The thing that I like about representing kids--especially in Maine where their criminal acts are fairly minor and mostly a cry for help--is that the criminal code is written for the purpose of rehabilitation. The Juvenile Criminal Code clearly lays out it's purpose and the first two items are:
To secure for each juvenile subject to these provisions such care and guidance, preferably in the juvenile's own home, as will best serve the juvenile's welfare and the interests of society; To preserve and strengthen family ties whenever possible, including improvement of home environment.
Personally, those are my purposes in every encounter that I have with a young person so working with them in the context of the criminal system is an easy extension of my beliefs.
Yesterday, I traveled north to Charleston and the Mountain View Youth Development Center. Despite the euphemism, Mountain View is a kiddie jail. It does have a striking view of the mountains in Baxter State Park and it does look on the outside like a high school but the athletic fields are surrounded by high fencing and the doors are heavy and locked and I had to surrender all of my personal belongings at the front desk before being escorted into the visit room to meet with one of my young people. He shuffled in to see me, head down but anxious--"What are you doing to get me out?" he asked at first boldly and then tearfully, My reply was consistent, "What are you going to do to help me convince a judge to let you out?" For over an hour we had that conversation. I presented him with options that required his cooperation and some acceptance of responsibility. He kept repeating, "I just want to go home." "It wasn't my fault."

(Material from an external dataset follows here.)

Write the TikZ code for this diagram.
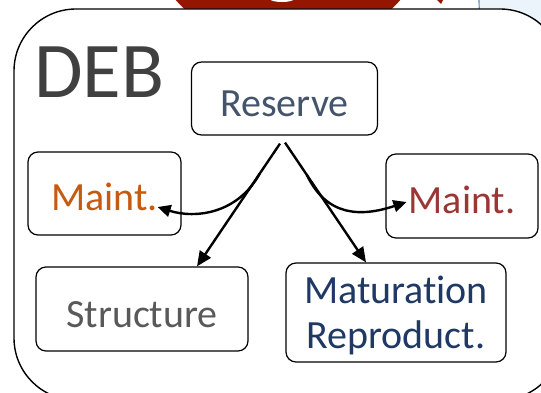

There are two parts of the youth development center. The first is for kids who have not yet been adjudicated (my client) or for kids that need a "shock sentence"--a few days or more just to scare the heck out of them--the other is for kids who have been committed until age 18 to the facility by a Judge. My client is tenuously poised on the edge of being committed. For more than two years he has been a regular in the courtroom--never for anything serious but consistently for the same type of behavior--all of which stem from not taking responsibility for his actions.
Yesterday, his part of the conversation contained minor variations of the "it's not my fault" theme repeated ad nauseum and peppered with the clear statement that he did not want to be committed. Finally, I said--"You know, probably most of the kids who have been committed will tell you that the reason they are here is someone else's fault" I told him that everyone that would be in the courtroom for his hearing in two weeks would be looking for a reason to send him home and he could ride home on the bus called personal responsibility. By then, his head was down on the table and he was crying. Once more, I told him, "You cannot control other people's actions but you can control your reaction to other people's actions. You are ultimately responsible for what your hands do, what your mouth does, where your feet take you. So, be a man, suck it up and decide to be in charge of your own life."
He's got two weeks to figure it out before I have to try and persuade a Judge to send him home.